:: DATASET EXTRACT ::
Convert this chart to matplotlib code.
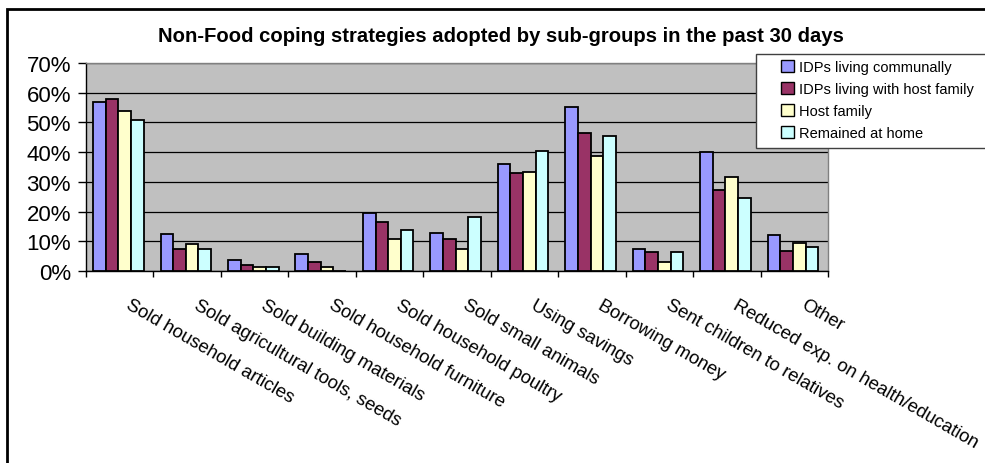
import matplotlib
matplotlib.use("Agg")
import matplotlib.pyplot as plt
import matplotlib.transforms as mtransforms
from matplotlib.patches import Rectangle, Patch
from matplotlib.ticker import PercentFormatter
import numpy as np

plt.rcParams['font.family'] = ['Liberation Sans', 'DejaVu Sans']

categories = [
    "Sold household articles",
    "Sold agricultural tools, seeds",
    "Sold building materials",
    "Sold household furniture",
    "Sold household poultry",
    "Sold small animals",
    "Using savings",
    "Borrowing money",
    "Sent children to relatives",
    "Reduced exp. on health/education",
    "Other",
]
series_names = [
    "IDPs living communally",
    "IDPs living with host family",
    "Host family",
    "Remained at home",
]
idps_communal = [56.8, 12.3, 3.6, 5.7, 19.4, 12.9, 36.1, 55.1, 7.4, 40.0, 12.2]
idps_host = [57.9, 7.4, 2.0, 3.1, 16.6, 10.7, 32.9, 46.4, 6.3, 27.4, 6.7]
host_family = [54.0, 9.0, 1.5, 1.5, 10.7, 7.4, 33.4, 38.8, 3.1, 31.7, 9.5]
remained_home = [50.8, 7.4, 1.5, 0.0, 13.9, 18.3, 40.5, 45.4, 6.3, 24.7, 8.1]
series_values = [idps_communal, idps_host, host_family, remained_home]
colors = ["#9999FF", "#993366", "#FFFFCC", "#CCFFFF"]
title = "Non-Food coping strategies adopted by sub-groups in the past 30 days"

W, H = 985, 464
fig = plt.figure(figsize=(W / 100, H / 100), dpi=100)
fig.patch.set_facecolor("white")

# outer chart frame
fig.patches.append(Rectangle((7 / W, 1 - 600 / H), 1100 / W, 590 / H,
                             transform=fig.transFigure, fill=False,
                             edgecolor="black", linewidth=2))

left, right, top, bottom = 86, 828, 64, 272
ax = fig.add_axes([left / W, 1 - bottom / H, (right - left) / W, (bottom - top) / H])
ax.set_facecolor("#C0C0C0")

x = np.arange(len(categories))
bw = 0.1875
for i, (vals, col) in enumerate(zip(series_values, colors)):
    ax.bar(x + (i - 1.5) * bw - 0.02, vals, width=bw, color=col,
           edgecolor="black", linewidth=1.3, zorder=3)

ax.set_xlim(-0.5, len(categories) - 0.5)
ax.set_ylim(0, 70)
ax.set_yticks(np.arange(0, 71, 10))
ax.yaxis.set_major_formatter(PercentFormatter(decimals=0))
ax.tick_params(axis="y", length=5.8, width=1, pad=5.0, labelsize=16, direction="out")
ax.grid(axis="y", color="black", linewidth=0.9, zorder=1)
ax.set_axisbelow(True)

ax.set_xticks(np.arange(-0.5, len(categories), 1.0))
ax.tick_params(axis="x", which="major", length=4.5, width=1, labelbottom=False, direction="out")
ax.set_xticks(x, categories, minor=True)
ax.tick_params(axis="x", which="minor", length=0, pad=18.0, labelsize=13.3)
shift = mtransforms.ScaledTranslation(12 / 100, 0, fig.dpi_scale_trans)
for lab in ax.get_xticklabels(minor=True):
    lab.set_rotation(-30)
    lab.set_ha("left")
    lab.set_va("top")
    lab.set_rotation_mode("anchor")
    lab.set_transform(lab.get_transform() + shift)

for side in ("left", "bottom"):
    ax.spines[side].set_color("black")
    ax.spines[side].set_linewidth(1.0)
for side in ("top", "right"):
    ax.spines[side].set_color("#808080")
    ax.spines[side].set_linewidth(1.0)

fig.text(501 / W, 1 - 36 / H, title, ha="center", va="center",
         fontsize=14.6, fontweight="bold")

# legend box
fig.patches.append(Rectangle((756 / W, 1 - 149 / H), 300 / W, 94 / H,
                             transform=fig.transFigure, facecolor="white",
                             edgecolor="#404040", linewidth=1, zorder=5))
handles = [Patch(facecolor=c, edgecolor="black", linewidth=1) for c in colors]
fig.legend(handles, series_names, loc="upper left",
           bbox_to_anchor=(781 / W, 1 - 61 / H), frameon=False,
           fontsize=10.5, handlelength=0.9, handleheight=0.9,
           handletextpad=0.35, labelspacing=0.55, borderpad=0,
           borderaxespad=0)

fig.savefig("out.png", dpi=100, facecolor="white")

:: THE EXERCISE ::
Your task is to return the lines above, from the first one up to and including the line containing "plt.rcParams['font.family'] = ['Liberation", minus any pictures.

:: PROBLEM SOLUTION ::
Convert this chart to matplotlib code.
import matplotlib
matplotlib.use("Agg")
import matplotlib.pyplot as plt
import matplotlib.transforms as mtransforms
from matplotlib.patches import Rectangle, Patch
from matplotlib.ticker import PercentFormatter
import numpy as np

plt.rcParams['font.family'] = ['Liberation Sans', 'DejaVu Sans']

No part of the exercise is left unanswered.